Скользя и падая, стеная от боли и усталости, я все же добрался до берега. С тех пор, как я расстался с Володей, прошло пять часов. Значит, шел со скоростью не больше километра в час. Пошатываясь, добрел до более или менее возвышенного места и повалился на мокрую глину. Кажется, я уснул сразу.
Очнулся от дикого холода. Все тело трясло, зубы выбивали дробь. Слева все еще горячо и призывно горел огонек.
С трудом поднялся. В живот ударила боль, словно кто саданул ножом. Но идти надо, в этом единственное спасение. Пошел. Попались медвежьи следы, широкие, как лопата. Свеженькие. Глубоко в землю врезались когти, видать, матерого зверя. Не хватало только встретиться с ним...
На фоне светлеющего неба показалась буровая вышка.

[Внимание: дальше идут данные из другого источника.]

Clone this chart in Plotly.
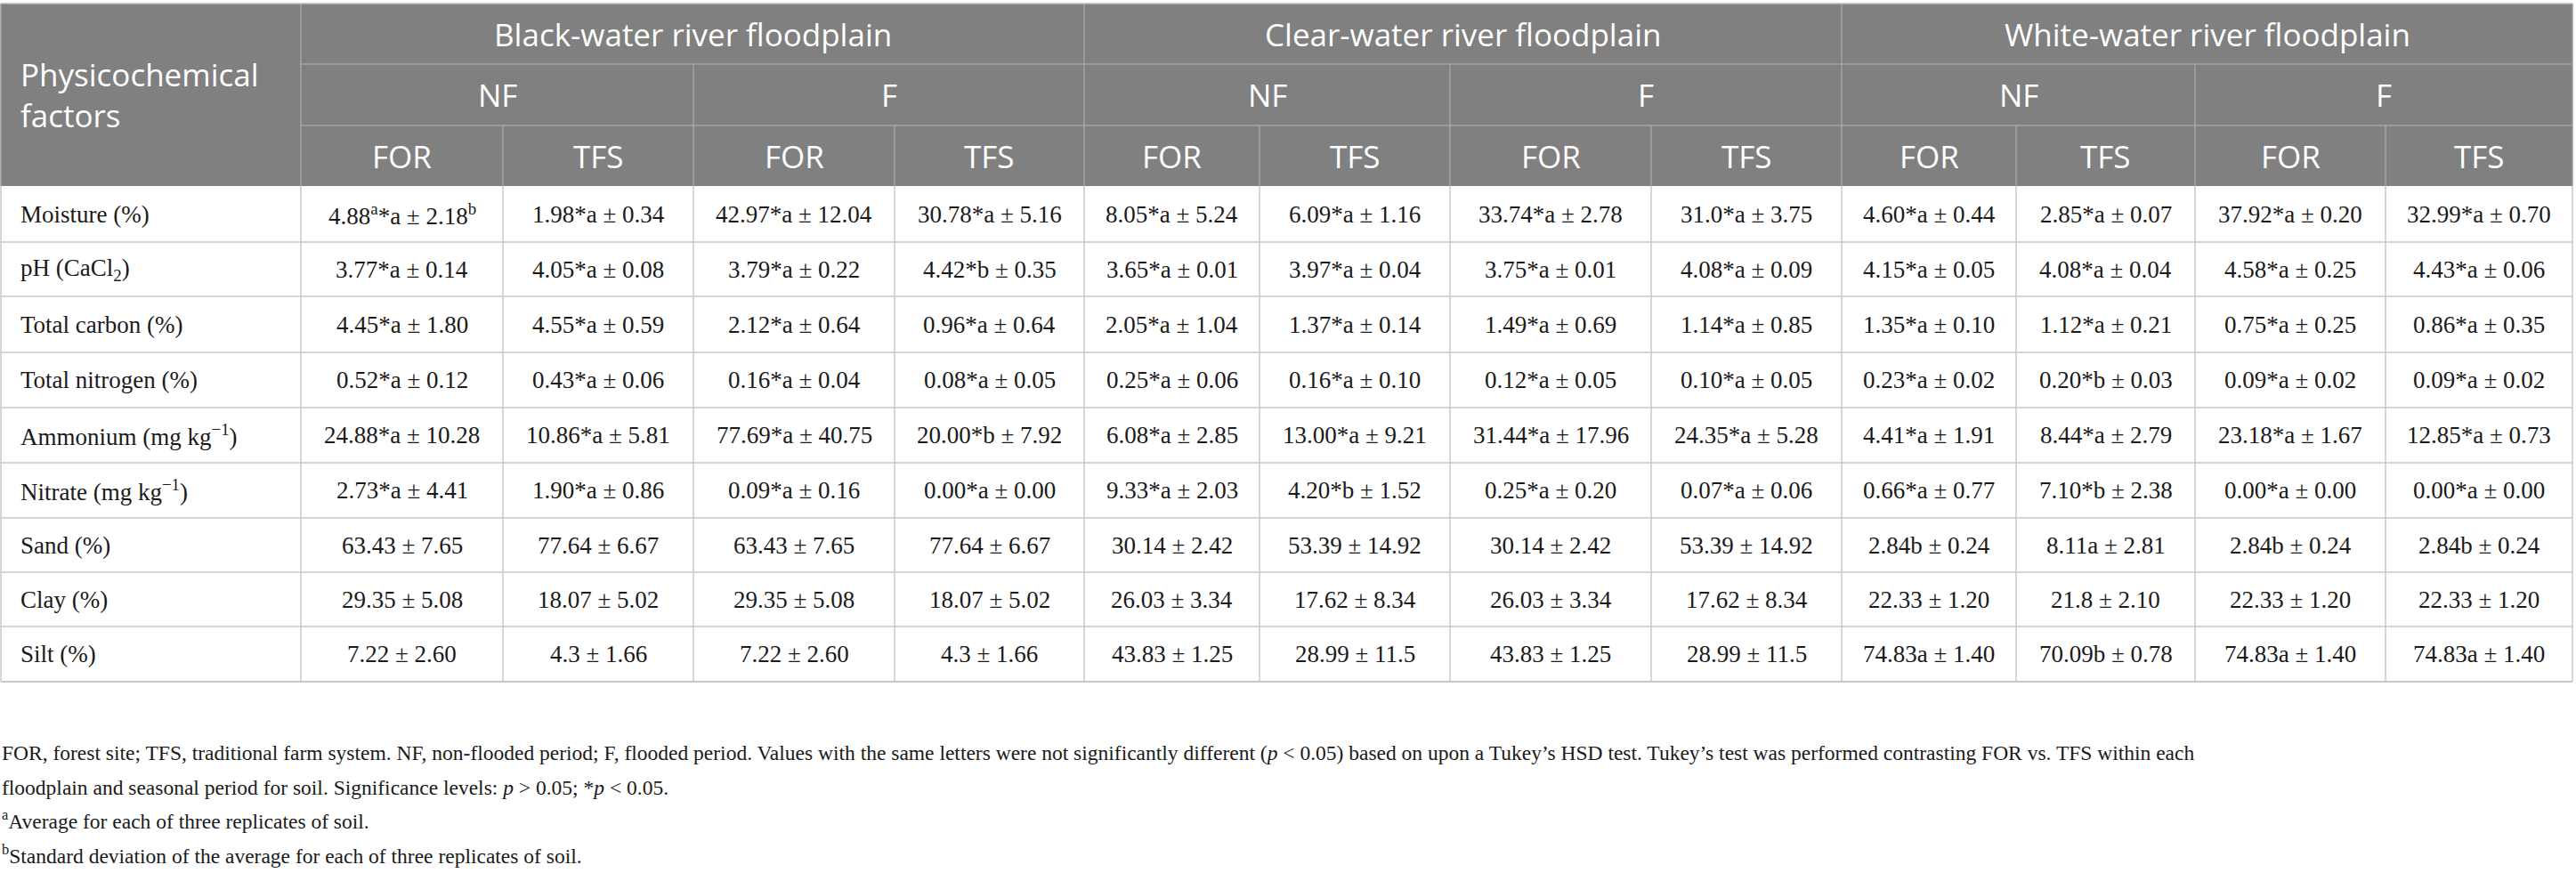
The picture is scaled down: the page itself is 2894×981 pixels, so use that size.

Я чуть ли не бегом кинулся к ней. Попалась протока. Перешел ее вброд. Потом встретилась другая, глубже. Зашел, по горло провалившись в ледяную воду. Но ведь на буровой должны работать люди. Если я доберусь до нее, мне дадут обсохнуть.
Медленно разгоралась заря. Я брел по тундровым суглинкам, кое-где прикрытым красноватым мхом.
И вдруг путь преградила река. Она показалась не шире Москвы-реки, но гораздо стремительнее. Это была дикая река. Она сбрасывала в море все падающие на тундру снега и дожди. Перейти ее вброд было нельзя. Как я узнал позже, река звалась Харасавэйкой, глубина ее доходила до десяти метров.
Чтобы привлечь внимание людей на буровой, я вытащил из-за пазухи пиропатрон, высоко поднял его над головой, рванул шнурок. Патрон дернулся в руке, выстрелив в небо тремя ослепительными ракетами. Однако людей на буровой не оказалось. Сколько ни вглядывался я в постройки, никто не вышел, не отозвался. Возможно, геологи законсервировали ее, не натолкнувшись на газоносные и нефтеносные слои.
Связать плот? На берегу валялись плавник, доски, обрывки веревок от сетей, проволока от старых ящиков. Опасаясь перевернуться на стремнине, я стал делать плот наподобие катамарана, то есть из двух связок плавника. Посередине положил доски, как мог крепче стянул их проволокой и начал переправу.